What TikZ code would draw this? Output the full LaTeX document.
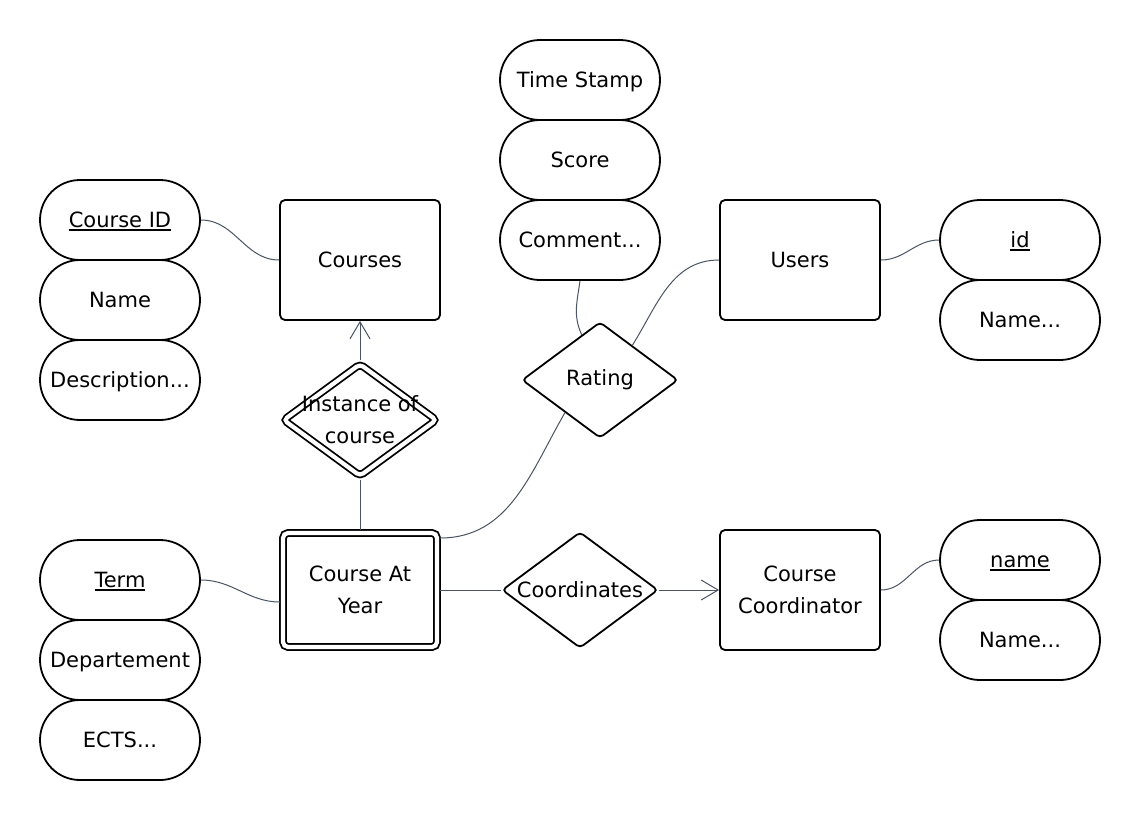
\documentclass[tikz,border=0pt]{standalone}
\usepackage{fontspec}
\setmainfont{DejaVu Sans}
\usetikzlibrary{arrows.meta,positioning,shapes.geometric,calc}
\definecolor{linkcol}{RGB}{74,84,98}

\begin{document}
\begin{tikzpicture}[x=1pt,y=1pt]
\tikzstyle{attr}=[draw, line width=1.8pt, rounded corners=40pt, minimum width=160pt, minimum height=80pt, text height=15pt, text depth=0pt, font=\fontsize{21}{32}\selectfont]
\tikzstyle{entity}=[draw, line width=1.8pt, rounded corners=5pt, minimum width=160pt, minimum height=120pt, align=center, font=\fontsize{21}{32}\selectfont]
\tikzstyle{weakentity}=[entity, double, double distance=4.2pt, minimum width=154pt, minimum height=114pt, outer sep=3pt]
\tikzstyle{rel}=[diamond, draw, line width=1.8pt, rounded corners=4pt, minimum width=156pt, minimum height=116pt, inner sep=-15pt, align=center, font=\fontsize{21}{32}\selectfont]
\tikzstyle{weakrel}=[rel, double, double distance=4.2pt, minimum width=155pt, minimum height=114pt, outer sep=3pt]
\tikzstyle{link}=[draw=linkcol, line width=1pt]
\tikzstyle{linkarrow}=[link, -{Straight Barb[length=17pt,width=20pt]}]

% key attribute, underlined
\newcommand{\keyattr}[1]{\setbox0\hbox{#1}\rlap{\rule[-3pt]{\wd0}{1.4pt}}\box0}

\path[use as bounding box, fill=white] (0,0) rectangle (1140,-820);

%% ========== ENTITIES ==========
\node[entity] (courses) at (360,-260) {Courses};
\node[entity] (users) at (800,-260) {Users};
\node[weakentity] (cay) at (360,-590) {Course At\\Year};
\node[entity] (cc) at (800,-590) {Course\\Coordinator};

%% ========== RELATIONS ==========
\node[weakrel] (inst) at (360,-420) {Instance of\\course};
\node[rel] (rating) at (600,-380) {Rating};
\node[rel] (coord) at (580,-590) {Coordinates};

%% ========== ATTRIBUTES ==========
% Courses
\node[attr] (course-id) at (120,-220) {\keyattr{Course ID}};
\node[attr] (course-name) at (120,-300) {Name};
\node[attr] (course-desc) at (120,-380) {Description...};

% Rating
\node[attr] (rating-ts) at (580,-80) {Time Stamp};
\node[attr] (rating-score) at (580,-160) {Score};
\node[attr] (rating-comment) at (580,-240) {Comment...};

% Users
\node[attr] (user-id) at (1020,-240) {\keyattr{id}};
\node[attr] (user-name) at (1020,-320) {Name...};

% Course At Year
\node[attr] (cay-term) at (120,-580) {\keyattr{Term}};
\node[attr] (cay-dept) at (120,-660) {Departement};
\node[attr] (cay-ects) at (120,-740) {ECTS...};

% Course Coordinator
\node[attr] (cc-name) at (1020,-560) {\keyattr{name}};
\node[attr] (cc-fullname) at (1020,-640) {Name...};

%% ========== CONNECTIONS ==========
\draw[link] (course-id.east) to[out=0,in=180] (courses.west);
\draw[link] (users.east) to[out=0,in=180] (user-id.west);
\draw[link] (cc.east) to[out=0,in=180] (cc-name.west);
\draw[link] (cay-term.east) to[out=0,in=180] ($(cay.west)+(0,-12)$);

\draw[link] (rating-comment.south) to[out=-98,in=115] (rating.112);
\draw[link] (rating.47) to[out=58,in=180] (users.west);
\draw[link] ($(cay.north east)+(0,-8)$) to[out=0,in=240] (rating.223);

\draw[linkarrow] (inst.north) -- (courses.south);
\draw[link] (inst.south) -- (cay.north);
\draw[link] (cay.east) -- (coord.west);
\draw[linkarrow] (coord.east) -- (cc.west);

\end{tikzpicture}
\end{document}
========
▶ _PROBLEM DESCRIPTION_
Write out again, exactly, the lines from the start of the listing up to the line containing "(0,0) rectangle (1140,-820);", with both ends and without pictures.

▶ _FINISHED EXERCISE_
What TikZ code would draw this? Output the full LaTeX document.
\documentclass[tikz,border=0pt]{standalone}
\usepackage{fontspec}
\setmainfont{DejaVu Sans}
\usetikzlibrary{arrows.meta,positioning,shapes.geometric,calc}
\definecolor{linkcol}{RGB}{74,84,98}

\begin{document}
\begin{tikzpicture}[x=1pt,y=1pt]
\tikzstyle{attr}=[draw, line width=1.8pt, rounded corners=40pt, minimum width=160pt, minimum height=80pt, text height=15pt, text depth=0pt, font=\fontsize{21}{32}\selectfont]
\tikzstyle{entity}=[draw, line width=1.8pt, rounded corners=5pt, minimum width=160pt, minimum height=120pt, align=center, font=\fontsize{21}{32}\selectfont]
\tikzstyle{weakentity}=[entity, double, double distance=4.2pt, minimum width=154pt, minimum height=114pt, outer sep=3pt]
\tikzstyle{rel}=[diamond, draw, line width=1.8pt, rounded corners=4pt, minimum width=156pt, minimum height=116pt, inner sep=-15pt, align=center, font=\fontsize{21}{32}\selectfont]
\tikzstyle{weakrel}=[rel, double, double distance=4.2pt, minimum width=155pt, minimum height=114pt, outer sep=3pt]
\tikzstyle{link}=[draw=linkcol, line width=1pt]
\tikzstyle{linkarrow}=[link, -{Straight Barb[length=17pt,width=20pt]}]

% key attribute, underlined
\newcommand{\keyattr}[1]{\setbox0\hbox{#1}\rlap{\rule[-3pt]{\wd0}{1.4pt}}\box0}

\path[use as bounding box, fill=white] (0,0) rectangle (1140,-820);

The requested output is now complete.